Academic collaboration allowed student efforts to have an impact on research of the site. Lee’s ongoing project of reinterpreting history at Fort Mose opened the door to let students be part of the process. They were able to work together and offer their own contributions to scholarly research.

Students are sitting on the ground outside with a grid system set up for digging.

“It’s a great way to get students involved in ongoing research,” said Lee of these student programs. “Their contributions are very significant. In a three-week timeframe, you’re able to build on what’s come before and keep adding onto that.”

Even Lee has been building on the work of past archaeologists, like Dr. Kathleen Deagan, Distinguished Research Curator of Archaeology and Adjunct Professor of Anthropology at the University of Florida's Florida Museum of Natural History. Deagan has been working at Fort Mose since its first excavation in 1986, where the primary goal was to verify the location. Since then, archaeologists have been joined by the efforts of invested community members to uncover the site’s history. United by archaeology, members of all different backgrounds have come together to mimic the cultural blending of Fort Mose’s past, where Native Americans, free Africans and Spanish settlers once lived together.

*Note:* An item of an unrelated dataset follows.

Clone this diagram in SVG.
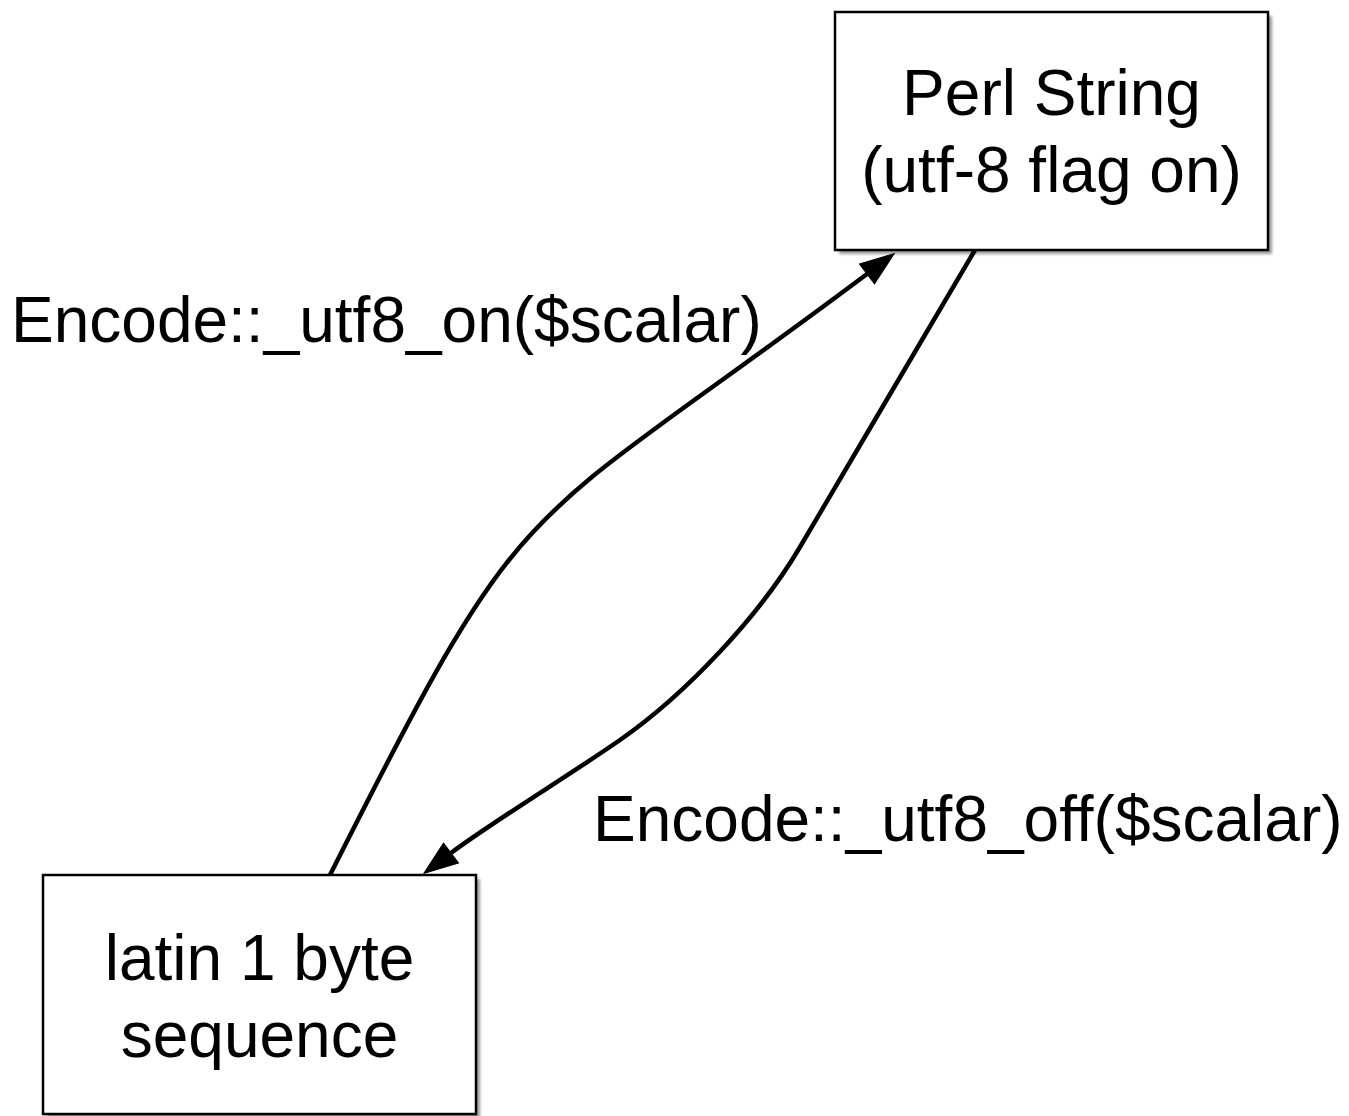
<svg xmlns="http://www.w3.org/2000/svg" width="1349" height="1116" viewBox="0 0 1349 1116">
  <style>
    .box { fill: #ffffff; stroke: #000000; stroke-width: 2.5; }
    .shadow { fill: #000000; opacity: 0.4; filter: url(#soft); }
    .node-text { font-family: "Liberation Sans", Arial, Helvetica, sans-serif; font-size: 64px; fill: #000000; text-anchor: middle; }
    .label { font-family: "Liberation Sans", Arial, Helvetica, sans-serif; font-size: 64px; fill: #000000; }
    .edge { fill: none; stroke: #000000; stroke-width: 4.5; marker-end: url(#arrow); }
  </style>
  <defs>
    <filter id="soft" x="-10%" y="-10%" width="120%" height="120%">
      <feGaussianBlur stdDeviation="1.8"/>
    </filter>
    <marker id="arrow" markerUnits="userSpaceOnUse" viewBox="-1 -14 37 28" markerWidth="37" markerHeight="28" refX="0" refY="0" orient="auto" overflow="visible">
      <path d="M0,-12.5 L34,0 L0,12.5 Z" fill="#000000" stroke="#000000" stroke-width="1"/>
    </marker>
  </defs>

  <rect width="1349" height="1116" fill="#ffffff"/>

  <!-- nodes -->
  <g id="perl-string">
    <rect class="shadow" x="839" y="16" width="433" height="238"/>
    <rect class="box" x="835" y="12" width="433" height="238"/>
    <text class="node-text" x="1051.5" y="115">Perl String</text>
    <text class="node-text" x="1051.5" y="192">(utf-8 flag on)</text>
  </g>

  <g id="latin1-bytes">
    <rect class="shadow" x="47" y="879" width="433" height="239"/>
    <rect class="box" x="43" y="875" width="433" height="239"/>
    <text class="node-text" x="259.5" y="980">latin 1 byte</text>
    <text class="node-text" x="259.5" y="1057">sequence</text>
  </g>

  <!-- connectors -->
  <g id="connectors">
    <path id="edge-utf8-on" class="edge" d="M330,875 C533.3,471.6 510.4,541.4 867,274"/>
    <path id="edge-utf8-off" class="edge" d="M975,250 C916.7,349 858.3,448 800,547 C759.4,616 685.6,694.4 620,740 C570.8,774.2 491,823 451,853"/>
  </g>

  <!-- connector labels -->
  <g id="labels">
    <text class="label" x="11" y="342">Encode::_utf8_on($scalar)</text>
    <text class="label" x="593" y="841">Encode::_utf8_off($scalar)</text>
  </g>
</svg>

“We’re finally catching up to the past,” said Deagan.

Lee intends to analyze her data and prepare reports to renew her permit and continue working at Fort Mose. The collaboration with UF is expected to last three years, while other projects have begun to manifest, like a possible maritime investigation of parts of the site that have gone underwater. Lee intends to work with alumna Alex Garrett, ‘19, on analyzing ceramics for a paper they will present at the annual meeting of the Society for American Archaeology in April 2020.

Sharing Fort Mose’s history creates a new narrative for black Americans, one of civilization rather than slavery. With archaeologists, students and community members invested, everyone is able to get more work done together. Each individual brings a different perspective to the table, creating a mix of expertise. By working together, we learn from the past about how we can shape our future.